Extracted entries →
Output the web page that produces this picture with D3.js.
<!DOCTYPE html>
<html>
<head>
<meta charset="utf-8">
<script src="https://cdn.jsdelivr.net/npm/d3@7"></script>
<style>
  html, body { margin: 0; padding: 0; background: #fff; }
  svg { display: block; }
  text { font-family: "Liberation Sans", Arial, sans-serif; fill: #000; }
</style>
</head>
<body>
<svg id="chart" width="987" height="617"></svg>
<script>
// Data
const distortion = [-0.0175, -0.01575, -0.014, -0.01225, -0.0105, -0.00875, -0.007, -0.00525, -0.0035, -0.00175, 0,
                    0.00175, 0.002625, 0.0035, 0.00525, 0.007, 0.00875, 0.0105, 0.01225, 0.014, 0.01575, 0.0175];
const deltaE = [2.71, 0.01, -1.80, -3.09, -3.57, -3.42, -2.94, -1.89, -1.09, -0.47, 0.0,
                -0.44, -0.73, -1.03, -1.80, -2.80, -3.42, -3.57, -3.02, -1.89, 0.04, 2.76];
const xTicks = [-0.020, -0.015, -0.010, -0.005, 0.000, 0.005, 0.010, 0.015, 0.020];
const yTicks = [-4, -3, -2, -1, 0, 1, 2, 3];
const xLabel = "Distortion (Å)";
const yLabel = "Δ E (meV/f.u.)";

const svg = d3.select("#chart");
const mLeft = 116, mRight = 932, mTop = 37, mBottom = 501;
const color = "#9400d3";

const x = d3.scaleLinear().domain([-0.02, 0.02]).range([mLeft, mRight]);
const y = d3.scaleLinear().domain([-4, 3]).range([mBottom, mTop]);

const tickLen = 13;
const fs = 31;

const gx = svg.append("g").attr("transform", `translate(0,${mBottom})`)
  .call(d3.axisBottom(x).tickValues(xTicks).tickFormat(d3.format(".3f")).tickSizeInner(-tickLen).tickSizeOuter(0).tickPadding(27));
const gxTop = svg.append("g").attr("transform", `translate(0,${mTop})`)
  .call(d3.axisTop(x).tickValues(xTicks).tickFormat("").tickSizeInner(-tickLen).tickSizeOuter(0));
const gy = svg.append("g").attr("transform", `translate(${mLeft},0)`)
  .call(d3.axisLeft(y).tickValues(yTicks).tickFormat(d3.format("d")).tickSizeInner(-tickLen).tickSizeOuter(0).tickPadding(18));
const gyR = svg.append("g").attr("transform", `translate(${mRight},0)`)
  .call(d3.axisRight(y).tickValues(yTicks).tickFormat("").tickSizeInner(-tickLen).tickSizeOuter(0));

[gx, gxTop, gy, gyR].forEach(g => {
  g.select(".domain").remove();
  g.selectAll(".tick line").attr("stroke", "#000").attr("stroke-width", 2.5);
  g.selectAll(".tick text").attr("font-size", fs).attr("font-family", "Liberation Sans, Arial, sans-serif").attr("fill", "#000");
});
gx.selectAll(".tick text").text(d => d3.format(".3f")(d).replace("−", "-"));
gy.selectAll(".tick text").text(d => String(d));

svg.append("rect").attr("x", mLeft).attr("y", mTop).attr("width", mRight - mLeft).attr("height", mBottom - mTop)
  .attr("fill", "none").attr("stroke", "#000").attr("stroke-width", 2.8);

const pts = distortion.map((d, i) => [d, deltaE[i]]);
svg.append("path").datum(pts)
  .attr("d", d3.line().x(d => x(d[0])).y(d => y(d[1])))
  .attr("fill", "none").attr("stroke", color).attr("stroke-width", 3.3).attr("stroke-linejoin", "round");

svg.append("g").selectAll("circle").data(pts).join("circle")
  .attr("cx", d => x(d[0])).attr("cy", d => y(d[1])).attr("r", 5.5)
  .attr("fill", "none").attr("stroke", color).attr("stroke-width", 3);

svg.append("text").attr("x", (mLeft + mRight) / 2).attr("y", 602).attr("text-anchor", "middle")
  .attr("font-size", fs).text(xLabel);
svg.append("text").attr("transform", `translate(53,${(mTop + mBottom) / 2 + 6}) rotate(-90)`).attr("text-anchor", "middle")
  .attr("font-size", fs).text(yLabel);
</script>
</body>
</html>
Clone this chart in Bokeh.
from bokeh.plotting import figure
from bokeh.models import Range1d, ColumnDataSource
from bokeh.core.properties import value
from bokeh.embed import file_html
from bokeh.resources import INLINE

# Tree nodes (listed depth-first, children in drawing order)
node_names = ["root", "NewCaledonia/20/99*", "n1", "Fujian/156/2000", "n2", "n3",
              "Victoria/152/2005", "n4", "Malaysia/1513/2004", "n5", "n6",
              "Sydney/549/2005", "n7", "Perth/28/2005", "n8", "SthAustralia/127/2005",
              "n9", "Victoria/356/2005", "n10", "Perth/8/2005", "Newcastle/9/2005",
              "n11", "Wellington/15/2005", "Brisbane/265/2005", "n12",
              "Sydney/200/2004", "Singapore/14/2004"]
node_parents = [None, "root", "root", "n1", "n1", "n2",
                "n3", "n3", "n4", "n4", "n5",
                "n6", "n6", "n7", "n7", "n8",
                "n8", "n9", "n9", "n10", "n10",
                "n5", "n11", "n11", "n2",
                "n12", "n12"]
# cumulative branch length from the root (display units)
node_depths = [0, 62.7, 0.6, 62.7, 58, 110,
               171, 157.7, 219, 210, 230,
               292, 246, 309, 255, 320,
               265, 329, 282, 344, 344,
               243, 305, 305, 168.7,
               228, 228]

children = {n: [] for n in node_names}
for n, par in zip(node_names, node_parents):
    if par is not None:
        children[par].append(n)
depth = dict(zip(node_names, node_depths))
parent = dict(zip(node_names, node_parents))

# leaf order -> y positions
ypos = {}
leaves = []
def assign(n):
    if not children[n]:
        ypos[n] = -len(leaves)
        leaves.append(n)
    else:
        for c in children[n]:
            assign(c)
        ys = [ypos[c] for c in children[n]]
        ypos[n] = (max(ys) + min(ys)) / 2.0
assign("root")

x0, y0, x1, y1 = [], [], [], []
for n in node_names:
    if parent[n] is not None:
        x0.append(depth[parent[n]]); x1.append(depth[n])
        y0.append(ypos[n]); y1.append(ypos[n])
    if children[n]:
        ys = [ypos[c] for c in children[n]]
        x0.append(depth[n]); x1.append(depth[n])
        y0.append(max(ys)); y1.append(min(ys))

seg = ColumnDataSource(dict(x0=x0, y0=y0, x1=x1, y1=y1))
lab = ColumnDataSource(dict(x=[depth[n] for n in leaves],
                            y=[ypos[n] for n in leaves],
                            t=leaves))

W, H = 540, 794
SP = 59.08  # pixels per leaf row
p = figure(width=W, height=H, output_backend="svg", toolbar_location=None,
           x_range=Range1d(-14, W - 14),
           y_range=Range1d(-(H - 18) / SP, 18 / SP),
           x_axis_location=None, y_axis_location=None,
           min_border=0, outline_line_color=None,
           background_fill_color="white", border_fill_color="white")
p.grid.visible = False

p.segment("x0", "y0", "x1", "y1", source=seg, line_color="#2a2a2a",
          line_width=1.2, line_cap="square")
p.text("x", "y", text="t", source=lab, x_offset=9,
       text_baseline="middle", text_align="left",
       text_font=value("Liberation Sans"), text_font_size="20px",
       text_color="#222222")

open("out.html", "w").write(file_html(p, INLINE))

What the task asks → Identify and copy the lines holding the word "this".

Right answer →
Output the web page that produces this picture with D3.js.
Clone this chart in Bokeh.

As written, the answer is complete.